Open churches are one of the things I treasure while on holiday. Yesterday we came across this amazing cross dedicated to the unknown builders and lovers of St Petroc’s Lydford. We also went into the church and enjoyed the cool tranquility for a while. What I particularly appreciate is the way that resources are provided for those who perhaps don’t often frequent church and may like a bit of help with how and what to pray – this church had a free leaflet with plenty of ideas, this is one I particularly liked – a prayer for someone in trouble:
God our Father, who in Jesus Christ turned not his back on anyone but in love and compassion stretched out his hands, look ternderly and carefully on XXXXXX
In your life may they find life, in your peace may they find peace, in your joy may they find joy, in your hope may they find hope.
Uphold them now and always through Jesus Christ we pray.
Words which are helpful when we struggle to find our own for those we love and know who need an encounter with God.

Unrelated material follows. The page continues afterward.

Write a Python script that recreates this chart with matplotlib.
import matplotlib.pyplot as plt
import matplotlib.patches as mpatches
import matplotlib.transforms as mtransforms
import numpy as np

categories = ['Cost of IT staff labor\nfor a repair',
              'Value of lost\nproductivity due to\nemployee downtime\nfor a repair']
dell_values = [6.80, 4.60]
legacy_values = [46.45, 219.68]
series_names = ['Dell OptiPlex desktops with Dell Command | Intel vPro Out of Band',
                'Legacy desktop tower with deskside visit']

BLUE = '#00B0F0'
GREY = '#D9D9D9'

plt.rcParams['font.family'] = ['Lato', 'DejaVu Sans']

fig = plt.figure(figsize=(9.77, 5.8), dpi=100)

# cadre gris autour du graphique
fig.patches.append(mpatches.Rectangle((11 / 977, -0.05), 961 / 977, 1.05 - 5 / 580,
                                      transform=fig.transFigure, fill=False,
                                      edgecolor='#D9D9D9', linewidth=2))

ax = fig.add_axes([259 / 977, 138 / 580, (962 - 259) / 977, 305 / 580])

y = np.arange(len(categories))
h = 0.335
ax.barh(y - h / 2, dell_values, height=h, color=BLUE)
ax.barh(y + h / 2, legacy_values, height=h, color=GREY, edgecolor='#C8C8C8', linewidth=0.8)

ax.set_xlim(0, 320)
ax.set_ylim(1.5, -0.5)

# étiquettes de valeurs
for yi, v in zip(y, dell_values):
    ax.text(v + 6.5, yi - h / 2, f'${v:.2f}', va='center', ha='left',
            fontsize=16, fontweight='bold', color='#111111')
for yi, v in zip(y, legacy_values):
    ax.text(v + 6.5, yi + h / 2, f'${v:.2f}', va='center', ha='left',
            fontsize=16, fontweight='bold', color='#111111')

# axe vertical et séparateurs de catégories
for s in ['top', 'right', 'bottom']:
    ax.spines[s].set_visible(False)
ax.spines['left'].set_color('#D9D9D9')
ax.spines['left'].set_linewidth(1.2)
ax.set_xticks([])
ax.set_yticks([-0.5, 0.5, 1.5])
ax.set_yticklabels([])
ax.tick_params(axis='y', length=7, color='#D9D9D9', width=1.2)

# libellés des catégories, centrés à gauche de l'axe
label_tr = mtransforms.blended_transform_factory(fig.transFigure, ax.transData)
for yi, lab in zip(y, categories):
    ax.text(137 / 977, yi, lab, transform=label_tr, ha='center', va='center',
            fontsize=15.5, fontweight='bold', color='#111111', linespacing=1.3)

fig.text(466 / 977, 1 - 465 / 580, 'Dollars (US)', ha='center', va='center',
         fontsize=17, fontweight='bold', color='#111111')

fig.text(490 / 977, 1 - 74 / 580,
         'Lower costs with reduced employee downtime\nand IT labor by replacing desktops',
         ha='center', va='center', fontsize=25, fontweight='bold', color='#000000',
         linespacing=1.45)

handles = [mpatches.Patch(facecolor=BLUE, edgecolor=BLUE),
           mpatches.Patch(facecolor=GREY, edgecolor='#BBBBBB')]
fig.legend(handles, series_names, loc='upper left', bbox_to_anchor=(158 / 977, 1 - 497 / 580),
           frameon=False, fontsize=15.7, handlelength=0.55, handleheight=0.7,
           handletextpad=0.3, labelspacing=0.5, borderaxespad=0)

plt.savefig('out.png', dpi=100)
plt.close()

I drive past this building every time I go to Queen’s where I trained for ordination – far too many times to count over the last three years or so, but I never noticed this building. Well I am always driving and need to keep my eyes on the road and it is on the other side! As I walked past it on Wednesday, quite by accident – I needed something from a supermarket – my heart wept a little. It wept for the vision of those who set up such a project who had a vision for a place of peace in the city centre – this is 10 minutes walk at most from New Street Station – who may have seen their vision die. It wept too for the paradox of a peace garden you are banned from that is a dangerous place to be. I so wanted to go in and explore and experience the peace that would still be there but I couldn’t. I wondered if sometimes we too easily turn away from seeking peace and give up and start again somewhere new or demolish and rebuild – sometimes something nowhere near as beautiful as what was pulled down. My heart wept too for all the places around the world where there is no peace, where lives are torn apart and shattered as violence almost seems to reign. Wishing for world peace sometimes sounds like a cliché but the Kingdom which is to come is a peaceful Kingdom and to see glimpses today of what tomorrow brings engenders hope.